--- Start of INFORMATION SHOWN ---

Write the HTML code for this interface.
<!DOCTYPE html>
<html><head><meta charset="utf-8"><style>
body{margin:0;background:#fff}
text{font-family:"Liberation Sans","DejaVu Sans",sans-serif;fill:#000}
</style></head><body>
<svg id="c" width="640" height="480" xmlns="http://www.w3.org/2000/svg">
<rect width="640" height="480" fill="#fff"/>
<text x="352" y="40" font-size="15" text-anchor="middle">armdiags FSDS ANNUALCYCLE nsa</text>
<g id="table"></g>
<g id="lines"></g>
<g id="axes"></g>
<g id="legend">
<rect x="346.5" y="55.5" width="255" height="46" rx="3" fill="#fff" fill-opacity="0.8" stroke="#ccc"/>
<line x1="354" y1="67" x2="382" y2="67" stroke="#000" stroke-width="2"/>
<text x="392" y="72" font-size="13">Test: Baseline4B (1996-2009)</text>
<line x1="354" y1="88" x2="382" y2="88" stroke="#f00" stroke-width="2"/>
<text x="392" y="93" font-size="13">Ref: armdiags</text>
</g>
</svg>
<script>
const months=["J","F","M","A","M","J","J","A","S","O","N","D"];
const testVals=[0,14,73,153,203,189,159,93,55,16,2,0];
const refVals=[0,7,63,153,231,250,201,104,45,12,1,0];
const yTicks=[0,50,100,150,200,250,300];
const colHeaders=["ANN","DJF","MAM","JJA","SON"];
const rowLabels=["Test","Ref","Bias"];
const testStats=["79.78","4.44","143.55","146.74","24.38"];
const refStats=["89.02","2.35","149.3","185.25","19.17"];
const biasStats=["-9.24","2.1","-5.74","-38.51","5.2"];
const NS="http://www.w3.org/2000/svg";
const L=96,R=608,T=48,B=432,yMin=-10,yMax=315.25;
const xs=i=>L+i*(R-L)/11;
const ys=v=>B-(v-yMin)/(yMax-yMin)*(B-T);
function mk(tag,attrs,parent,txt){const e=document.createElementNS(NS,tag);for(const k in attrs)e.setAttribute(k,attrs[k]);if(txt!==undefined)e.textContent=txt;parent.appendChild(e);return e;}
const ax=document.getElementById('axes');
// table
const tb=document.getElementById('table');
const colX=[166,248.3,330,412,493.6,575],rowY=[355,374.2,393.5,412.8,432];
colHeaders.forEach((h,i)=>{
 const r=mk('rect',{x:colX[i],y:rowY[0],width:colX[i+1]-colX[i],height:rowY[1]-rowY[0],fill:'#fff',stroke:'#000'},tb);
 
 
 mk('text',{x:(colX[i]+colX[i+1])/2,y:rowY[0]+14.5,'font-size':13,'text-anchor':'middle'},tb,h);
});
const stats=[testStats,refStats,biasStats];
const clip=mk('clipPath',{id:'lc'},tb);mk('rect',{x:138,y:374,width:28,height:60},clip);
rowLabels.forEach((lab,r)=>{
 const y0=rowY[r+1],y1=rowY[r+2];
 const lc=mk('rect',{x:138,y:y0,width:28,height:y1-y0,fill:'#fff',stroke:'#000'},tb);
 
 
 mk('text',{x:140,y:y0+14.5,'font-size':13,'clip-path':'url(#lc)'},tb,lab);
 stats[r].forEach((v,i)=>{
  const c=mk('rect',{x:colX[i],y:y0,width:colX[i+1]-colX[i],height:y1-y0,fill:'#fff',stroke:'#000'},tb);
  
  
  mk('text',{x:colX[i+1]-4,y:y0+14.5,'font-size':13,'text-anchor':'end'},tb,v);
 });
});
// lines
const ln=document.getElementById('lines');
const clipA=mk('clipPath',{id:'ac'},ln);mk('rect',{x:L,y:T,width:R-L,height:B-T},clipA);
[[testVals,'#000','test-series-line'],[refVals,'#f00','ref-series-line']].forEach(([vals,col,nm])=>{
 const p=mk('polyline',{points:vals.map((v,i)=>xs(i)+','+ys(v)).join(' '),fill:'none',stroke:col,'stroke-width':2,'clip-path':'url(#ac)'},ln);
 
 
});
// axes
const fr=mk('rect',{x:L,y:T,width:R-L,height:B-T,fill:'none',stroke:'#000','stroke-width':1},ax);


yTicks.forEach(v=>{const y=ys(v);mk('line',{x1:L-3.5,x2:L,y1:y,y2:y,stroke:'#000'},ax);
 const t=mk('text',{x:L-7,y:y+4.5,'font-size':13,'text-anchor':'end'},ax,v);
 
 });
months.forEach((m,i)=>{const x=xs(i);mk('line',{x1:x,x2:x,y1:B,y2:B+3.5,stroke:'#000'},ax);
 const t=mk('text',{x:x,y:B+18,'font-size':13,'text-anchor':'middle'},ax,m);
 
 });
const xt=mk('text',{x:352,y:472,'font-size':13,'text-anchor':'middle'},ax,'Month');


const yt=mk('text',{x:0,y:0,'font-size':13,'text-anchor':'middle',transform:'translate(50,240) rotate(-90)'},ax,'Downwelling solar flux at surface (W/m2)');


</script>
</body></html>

--- End of INFORMATION SHOWN ---

▶ _TASK GOAL_:
Make an exact copy of the data above.

▶ _FINISHED EXERCISE_:
Write the HTML code for this interface.
<!DOCTYPE html>
<html><head><meta charset="utf-8"><style>
body{margin:0;background:#fff}
text{font-family:"Liberation Sans","DejaVu Sans",sans-serif;fill:#000}
</style></head><body>
<svg id="c" width="640" height="480" xmlns="http://www.w3.org/2000/svg">
<rect width="640" height="480" fill="#fff"/>
<text x="352" y="40" font-size="15" text-anchor="middle">armdiags FSDS ANNUALCYCLE nsa</text>
<g id="table"></g>
<g id="lines"></g>
<g id="axes"></g>
<g id="legend">
<rect x="346.5" y="55.5" width="255" height="46" rx="3" fill="#fff" fill-opacity="0.8" stroke="#ccc"/>
<line x1="354" y1="67" x2="382" y2="67" stroke="#000" stroke-width="2"/>
<text x="392" y="72" font-size="13">Test: Baseline4B (1996-2009)</text>
<line x1="354" y1="88" x2="382" y2="88" stroke="#f00" stroke-width="2"/>
<text x="392" y="93" font-size="13">Ref: armdiags</text>
</g>
</svg>
<script>
const months=["J","F","M","A","M","J","J","A","S","O","N","D"];
const testVals=[0,14,73,153,203,189,159,93,55,16,2,0];
const refVals=[0,7,63,153,231,250,201,104,45,12,1,0];
const yTicks=[0,50,100,150,200,250,300];
const colHeaders=["ANN","DJF","MAM","JJA","SON"];
const rowLabels=["Test","Ref","Bias"];
const testStats=["79.78","4.44","143.55","146.74","24.38"];
const refStats=["89.02","2.35","149.3","185.25","19.17"];
const biasStats=["-9.24","2.1","-5.74","-38.51","5.2"];
const NS="http://www.w3.org/2000/svg";
const L=96,R=608,T=48,B=432,yMin=-10,yMax=315.25;
const xs=i=>L+i*(R-L)/11;
const ys=v=>B-(v-yMin)/(yMax-yMin)*(B-T);
function mk(tag,attrs,parent,txt){const e=document.createElementNS(NS,tag);for(const k in attrs)e.setAttribute(k,attrs[k]);if(txt!==undefined)e.textContent=txt;parent.appendChild(e);return e;}
const ax=document.getElementById('axes');
// table
const tb=document.getElementById('table');
const colX=[166,248.3,330,412,493.6,575],rowY=[355,374.2,393.5,412.8,432];
colHeaders.forEach((h,i)=>{
 const r=mk('rect',{x:colX[i],y:rowY[0],width:colX[i+1]-colX[i],height:rowY[1]-rowY[0],fill:'#fff',stroke:'#000'},tb);
 
 
 mk('text',{x:(colX[i]+colX[i+1])/2,y:rowY[0]+14.5,'font-size':13,'text-anchor':'middle'},tb,h);
});
const stats=[testStats,refStats,biasStats];
const clip=mk('clipPath',{id:'lc'},tb);mk('rect',{x:138,y:374,width:28,height:60},clip);
rowLabels.forEach((lab,r)=>{
 const y0=rowY[r+1],y1=rowY[r+2];
 const lc=mk('rect',{x:138,y:y0,width:28,height:y1-y0,fill:'#fff',stroke:'#000'},tb);
 
 
 mk('text',{x:140,y:y0+14.5,'font-size':13,'clip-path':'url(#lc)'},tb,lab);
 stats[r].forEach((v,i)=>{
  const c=mk('rect',{x:colX[i],y:y0,width:colX[i+1]-colX[i],height:y1-y0,fill:'#fff',stroke:'#000'},tb);
  
  
  mk('text',{x:colX[i+1]-4,y:y0+14.5,'font-size':13,'text-anchor':'end'},tb,v);
 });
});
// lines
const ln=document.getElementById('lines');
const clipA=mk('clipPath',{id:'ac'},ln);mk('rect',{x:L,y:T,width:R-L,height:B-T},clipA);
[[testVals,'#000','test-series-line'],[refVals,'#f00','ref-series-line']].forEach(([vals,col,nm])=>{
 const p=mk('polyline',{points:vals.map((v,i)=>xs(i)+','+ys(v)).join(' '),fill:'none',stroke:col,'stroke-width':2,'clip-path':'url(#ac)'},ln);
 
 
});
// axes
const fr=mk('rect',{x:L,y:T,width:R-L,height:B-T,fill:'none',stroke:'#000','stroke-width':1},ax);


yTicks.forEach(v=>{const y=ys(v);mk('line',{x1:L-3.5,x2:L,y1:y,y2:y,stroke:'#000'},ax);
 const t=mk('text',{x:L-7,y:y+4.5,'font-size':13,'text-anchor':'end'},ax,v);
 
 });
months.forEach((m,i)=>{const x=xs(i);mk('line',{x1:x,x2:x,y1:B,y2:B+3.5,stroke:'#000'},ax);
 const t=mk('text',{x:x,y:B+18,'font-size':13,'text-anchor':'middle'},ax,m);
 
 });
const xt=mk('text',{x:352,y:472,'font-size':13,'text-anchor':'middle'},ax,'Month');


const yt=mk('text',{x:0,y:0,'font-size':13,'text-anchor':'middle',transform:'translate(50,240) rotate(-90)'},ax,'Downwelling solar flux at surface (W/m2)');


</script>
</body></html>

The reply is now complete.